Orthogonally, each Triton kernel is launch with a thread block size of 32*num_warps. It means that it you compile an aforementioned kernel with num_warps=4 -- the default value -- it will be launched with 128 threads, and each thread will be responsible for loading+adding+storing 8 elements.

ptillet avatar May 09 '22 15:05 ptillet

Thanks for the replies, that makes things a lot clearer! @ptillet why is that in the softmax tutorial the BLOCK_SIZE is set to be the next power of 2 greater than the required number of data to be loaded? Is there a reason we should not just set it to be a multiple of the number of thread per warp?

david-macleod avatar May 12 '22 20:05 david-macleod

Ha, that's a good question. A lot of kernels can still work when the block size is a multiple of 32*num_warps. But (1) we want num_warps to be purely an optimization, meaning that it shouldn't affect the specs of the language; (2) there are a few places where the compiler assumes that shapes are a power-of-two; (3) some future hardware architectures may not even have a concept of warps, and we want Triton to be as portable as possible.

Right now, we are aware that a lot of perf is lost to padding. This is an issue that I've mitigated lately by using smaller block sizes in conjunction with L1 residency control (see new 05-layer-norm.py tutorial on the triton repo).
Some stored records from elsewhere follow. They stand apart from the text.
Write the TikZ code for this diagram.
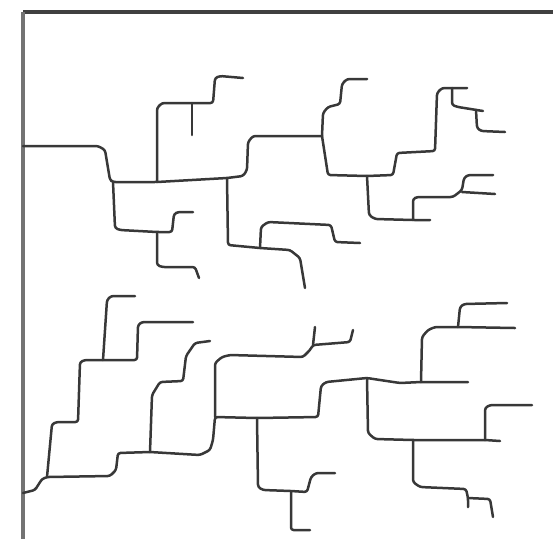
\documentclass[tikz,border=0pt]{standalone}
\begin{document}
\begin{tikzpicture}[x=1pt, y=-1pt,
  stream/.style={line width=2.5pt, black!78, rounded corners=2.5pt, line join=round, line cap=round},
  frame/.style={line width=3.5pt}]
  \useasboundingbox (0,0) rectangle (553,539);
  % frame
  \coordinate (corner) at (23,12);
  \draw[frame, black!75] (553,12) -- (corner);
  \draw[frame, black!55, line width=4pt] (corner) -- (23,539);
  % upper network: junctions
  \coordinate (ua) at (113,182);
  \coordinate (ub) at (157,182);
  \coordinate (uc) at (227,178);
  \coordinate (ud) at (322,136);
  \coordinate (ue) at (157,232);
  \coordinate (uf) at (260,248);
  \coordinate (ug) at (367,176);
  \coordinate (uh) at (413,220);
  \coordinate (ui) at (452,88);
  \coordinate (uj) at (192,103);
  \draw[stream] (23,146) -- (98,146) -- (105,150) -- (110,180) -- (ua) -- (ub) -- (uc) -- (243,176) -- (247,170)
    -- (248,142) -- (253,136) -- (ud);
  \draw[stream] (ub) -- (157,108) -- (162,103) -- (uj) -- (213,103) -- (215,78) -- (220,76) -- (243,78);
  \draw[stream] (uj) -- (192,135);
  \draw[stream] (ua) -- (115,228) -- (120,230) -- (ue) -- (172,232) -- (174,214) -- (178,212) -- (193,212);
  \draw[stream] (ue) -- (157,265) -- (162,267) -- (195,267) -- (199,278);
  \draw[stream] (uc) -- (228,245) -- (uf) -- (290,250) -- (300,258) -- (305,288);
  \draw[stream] (uf) -- (261,227) -- (268,222) -- (331,225) -- (335,242) -- (360,243);
  \draw[stream] (ud) -- (323,113) -- (328,107) -- (340,104) -- (342,84) -- (347,79) -- (367,79);
  \draw[stream] (ud) -- (328,175) -- (ug) -- (393,175) -- (397,153) -- (435,151) -- (437,93) -- (442,88) -- (ui)
    -- (467,88);
  \draw[stream] (ui) -- (452,105) -- (458,107) -- (483,111);
  \draw[stream] (476,110) -- (477,128) -- (481,131) -- (505,132);
  \draw[stream] (ug) -- (369,215) -- (375,219) -- (uh) -- (430,220);
  \draw[stream] (uh) -- (413,199) -- (417,197) -- (453,197) -- (462,190) -- (464,178) -- (468,175) -- (493,175);
  \draw[stream] (462,192) -- (495,194);
  % lower network: junctions
  \coordinate (la) at (47,477);
  \coordinate (lb) at (103,360);
  \coordinate (lc) at (150,452);
  \coordinate (ld) at (215,417);
  \coordinate (le) at (257,418);
  \coordinate (lf) at (313,345);
  \coordinate (lg) at (291,491);
  \coordinate (lh) at (367,378);
  \coordinate (li) at (421,382);
  \coordinate (lj) at (458,327);
  \coordinate (lk) at (413,440);
  \coordinate (ll) at (485,440);
  \coordinate (lm) at (468,498);
  \draw[stream] (23,493) -- (35,490) -- (42,479) -- (la) -- (110,476) -- (116,470) -- (118,453) -- (lc) -- (200,455)
    -- (210,450) -- (213,440) -- (ld) -- (le) -- (318,417) -- (321,386) -- (326,382) -- (lh) -- (380,380)
    -- (400,383) -- (li) -- (468,382);
  \draw[stream] (la) -- (52,424) -- (57,422) -- (78,422) -- (80,362) -- (85,360) -- (lb) -- (137,360) -- (138,325)
    -- (142,322) -- (193,322);
  \draw[stream] (lb) -- (107,300) -- (111,296) -- (135,296);
  \draw[stream] (lc) -- (152,395) -- (160,382) -- (183,381) -- (186,356) -- (195,343) -- (210,341);
  \draw[stream] (ld) -- (215,363) -- (222,357) -- (230,355) -- (303,357) -- (310,350) -- (lf) -- (350,342)
    -- (353,330);
  \draw[stream] (lf) -- (315,327);
  \draw[stream] (le) -- (258,487) -- (263,490) -- (lg) -- (307,492) -- (311,477) -- (316,473) -- (335,473);
  \draw[stream] (lg) -- (291,530) -- (310,530);
  \draw[stream] (li) -- (422,337) -- (428,330) -- (435,327) -- (lj) -- (515,328);
  \draw[stream] (lj) -- (460,307) -- (464,304) -- (507,303);
  \draw[stream] (lh) -- (368,433) -- (375,439) -- (lk) -- (ll) -- (500,441);
  \draw[stream] (ll) -- (485,408) -- (490,405) -- (532,405);
  \draw[stream] (lk) -- (413,482) -- (420,487) -- (466,489) -- (lm) -- (468,507);
  \draw[stream] (lm) -- (490,499) -- (493,517);
\end{tikzpicture}
\end{document}
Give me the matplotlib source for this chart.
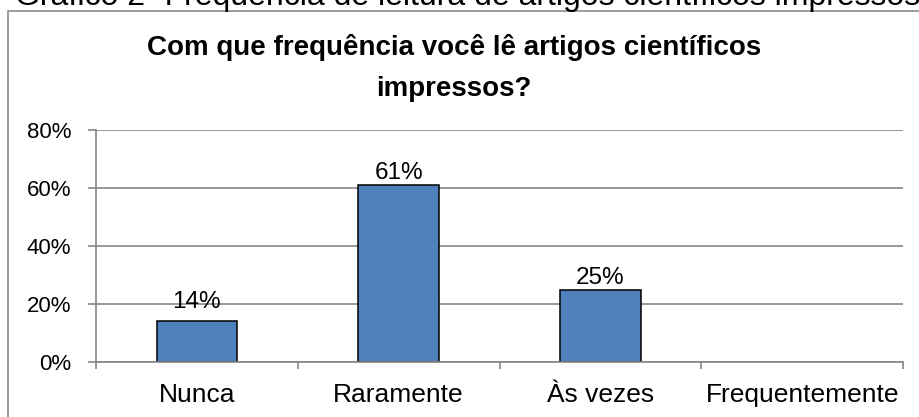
import numpy as np
import matplotlib.pyplot as plt
from matplotlib.patches import Rectangle

plt.rcParams['font.family'] = ['Liberation Sans', 'DejaVu Sans']

categories = ['Nunca', 'Raramente', 'Às vezes', 'Frequentemente']
values = [14, 61, 25, 0]  # percent
yticks = [0, 20, 40, 60, 80]

# vertical gap (points) between bar top and its value label
label_gap = [10, 4.3, 3.6, 4]

W, H = 919, 417
fig = plt.figure(figsize=(W / 100, H / 100), dpi=100)
fig.patch.set_facecolor('white')

# chart frame (cut by the image edges, like the screenshot)
fig.patches.append(Rectangle((8 / W, -0.2), 1.2, 1.2 - 11 / H,
                             transform=fig.transFigure, fill=False,
                             edgecolor='#8c8c8c', lw=1.2))

# caption above the chart, mostly cropped away
fig.text(15 / W, 1 - 4.5 / H,
         'Gráfico 2- Frequência de leitura de artigos científicos impressos',
         fontsize=23, va='baseline', ha='left', color='black')

fig.text(454 / W, 1 - 55 / H, 'Com que frequência você lê artigos científicos',
         fontsize=20, fontweight='bold', ha='center', va='baseline')
fig.text(454 / W, 1 - 96 / H, 'impressos?',
         fontsize=20, fontweight='bold', ha='center', va='baseline')

ax = fig.add_axes([96 / W, 1 - 362 / H, (903 - 96) / W, (362 - 130) / H])
x = np.arange(len(categories))
bars = ax.bar(x, values, width=0.4, color='#4f81bd', edgecolor='black',
              linewidth=1.1, zorder=3)
for b, v in zip(bars, values):
    if v == 0:
        b.set_linewidth(0)

for xi, v, g in zip(x, values, label_gap):
    if v > 0:
        ax.annotate('{}%'.format(v), (xi, v), xytext=(0, g),
                    textcoords='offset points', ha='center', va='baseline',
                    fontsize=17.5)

ax.set_xlim(-0.5, len(categories) - 0.5)
ax.set_ylim(0, 80)
ax.set_yticks(yticks)
ax.set_yticklabels(['{}%'.format(t) for t in yticks])
ax.set_xticks(x)
ax.set_xticklabels(categories)
ax.set_xticks(np.arange(-0.5, len(categories)), minor=True)

ax.grid(axis='y', color='#868686', lw=1.2, zorder=0)
ax.set_axisbelow(True)
for s in ['top', 'right']:
    ax.spines[s].set_visible(False)
for s in ['left', 'bottom']:
    ax.spines[s].set_color('#868686')
    ax.spines[s].set_linewidth(1.2)
    ax.spines[s].set_zorder(4)

ax.tick_params(axis='y', length=6, width=1.2, color='#868686', pad=12,
               labelsize=16)
ax.tick_params(axis='x', which='major', length=0, pad=15, labelsize=19)
ax.tick_params(axis='x', which='minor', length=5, width=1.2,
               color='#868686')

plt.savefig('out.png', dpi=100)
Hope this answers your question.

ptillet avatar May 13 '22 04:05 ptillet

Thanks @ptillet! I was also wondering if currently Triton has the potential to slice (or otherwise chunk) tensors after they have been loaded into SRAM? Rotary embeds include an op which splits the tensor in half and applies an elementwise combination of the two parts.

My current workaround is to load each half of the tensor as separate inputs, and reuse where appropriate, and this seems fine for rotary embeds, but there is a similar story with activation functions like GEGLU which would be harder to inject into the existing matmul + optional activation Triton kernel due to the fact that we don't have the option to split the input trivially as the activation is simply glued onto the end of the existing kernel

david-macleod avatar Jun 01 '22 20:06 david-macleod

@david-macleod Unfortunately it doesn't right now :( It's been planned for a while but other things always ended up taking precedence. There is indeed a similar story with geglu, and it can lead to some troubles if you end up having things like

store(x + 2*off + 0, x_slice_0)
store(x + 2*off + 1, x_slice_1)

I'm hoping that, in this case, the compiler should soon at least be able to merge the two stores into a single, coalesced store operation.
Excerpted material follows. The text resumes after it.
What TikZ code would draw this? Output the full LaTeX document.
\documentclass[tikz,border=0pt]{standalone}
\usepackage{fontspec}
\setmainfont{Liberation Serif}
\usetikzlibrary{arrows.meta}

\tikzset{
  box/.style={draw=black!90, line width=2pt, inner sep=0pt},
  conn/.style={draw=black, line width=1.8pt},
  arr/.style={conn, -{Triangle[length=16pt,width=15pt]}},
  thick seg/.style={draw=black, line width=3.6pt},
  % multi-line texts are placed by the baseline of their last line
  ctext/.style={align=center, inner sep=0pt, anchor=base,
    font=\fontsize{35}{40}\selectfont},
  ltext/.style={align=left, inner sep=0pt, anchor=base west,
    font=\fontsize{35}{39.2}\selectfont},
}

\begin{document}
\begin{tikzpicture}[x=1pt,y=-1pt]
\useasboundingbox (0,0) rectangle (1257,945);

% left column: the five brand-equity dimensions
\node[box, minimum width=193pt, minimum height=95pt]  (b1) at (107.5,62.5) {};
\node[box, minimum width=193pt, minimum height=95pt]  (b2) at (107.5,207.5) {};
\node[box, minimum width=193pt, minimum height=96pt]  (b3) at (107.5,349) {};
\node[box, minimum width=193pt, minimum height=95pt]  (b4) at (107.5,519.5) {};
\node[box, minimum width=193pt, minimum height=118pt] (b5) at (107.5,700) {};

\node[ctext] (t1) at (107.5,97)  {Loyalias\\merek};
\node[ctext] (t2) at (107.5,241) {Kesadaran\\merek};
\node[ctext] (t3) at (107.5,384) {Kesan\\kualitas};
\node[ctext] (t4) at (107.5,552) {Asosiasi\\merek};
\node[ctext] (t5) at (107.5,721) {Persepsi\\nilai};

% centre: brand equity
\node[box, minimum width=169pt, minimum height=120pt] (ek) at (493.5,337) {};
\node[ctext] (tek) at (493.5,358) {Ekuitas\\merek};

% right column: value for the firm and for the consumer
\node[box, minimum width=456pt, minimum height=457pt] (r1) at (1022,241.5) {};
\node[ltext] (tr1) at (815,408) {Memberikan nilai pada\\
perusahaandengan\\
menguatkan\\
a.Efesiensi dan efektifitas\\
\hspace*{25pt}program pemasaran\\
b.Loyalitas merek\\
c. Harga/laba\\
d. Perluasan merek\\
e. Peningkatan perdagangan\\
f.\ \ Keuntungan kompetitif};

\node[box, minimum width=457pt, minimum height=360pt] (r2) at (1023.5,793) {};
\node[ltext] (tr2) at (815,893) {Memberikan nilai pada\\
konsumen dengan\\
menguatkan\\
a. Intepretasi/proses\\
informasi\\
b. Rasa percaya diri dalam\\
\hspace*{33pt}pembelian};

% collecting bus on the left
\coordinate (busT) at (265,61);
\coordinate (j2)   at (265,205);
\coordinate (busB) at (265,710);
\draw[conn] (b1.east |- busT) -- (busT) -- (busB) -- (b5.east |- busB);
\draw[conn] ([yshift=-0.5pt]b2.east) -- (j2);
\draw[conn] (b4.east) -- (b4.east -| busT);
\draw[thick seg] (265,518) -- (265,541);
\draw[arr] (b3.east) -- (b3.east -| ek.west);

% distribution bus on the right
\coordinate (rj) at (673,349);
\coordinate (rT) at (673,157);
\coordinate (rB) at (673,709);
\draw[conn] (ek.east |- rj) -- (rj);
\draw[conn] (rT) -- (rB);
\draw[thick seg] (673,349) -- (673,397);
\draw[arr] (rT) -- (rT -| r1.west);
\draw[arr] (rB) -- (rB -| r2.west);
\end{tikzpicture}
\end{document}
Note that for load it's usually not a big deal as the L1 cache will take care of uncoalesced accesses.

ptillet avatar Jun 01 '22 21:06 ptillet

Thanks @ptillet, just getting round to looking at this again. In the example above what happens if the x_slice_1 is not divisible by the block size and we end up having to use a mask. Would the second store not potentially overwrite some of the output from the first call to store?

david-macleod avatar Aug 22 '22 07:08 david-macleod

Hmm, I don't understand why it would? x + 2*off + 0 and x + 2*off + 1 do not overlap?

ptillet avatar Aug 23 '22 00:08 ptillet

Ah sorry, I misinterpreted your proposal. Ok this makes sense, so we interleave the target memory addresses for each split of the tensor. Other than timing, is there any way to introspect whether the compiler has resolved that into a single coalesced write?

david-macleod avatar Aug 23 '22 06:08 david-macleod

Or thinking more about this

A lot of kernels can still work when the block size is a multiple of 32*num_warps.

As an interim solution until slicing is supported, if I could guarantee that the size of the vector I wanted to process was a multiple of the above, the implication would be that BLOCK_SIZE == num_elements in vector and so could avoid using a mask, which could mean that I could split the two parts of the tensor into two contiguous parts (not interleaved) and guarantee coalesced load/store without having to worry about overwriting, or is that not correct?

As a side note, does the triton project have a rough/vague roadmap for things like slicing, or AOT compilation for torchscript export into C++?

david-macleod avatar Aug 23 '22 06:08 david-macleod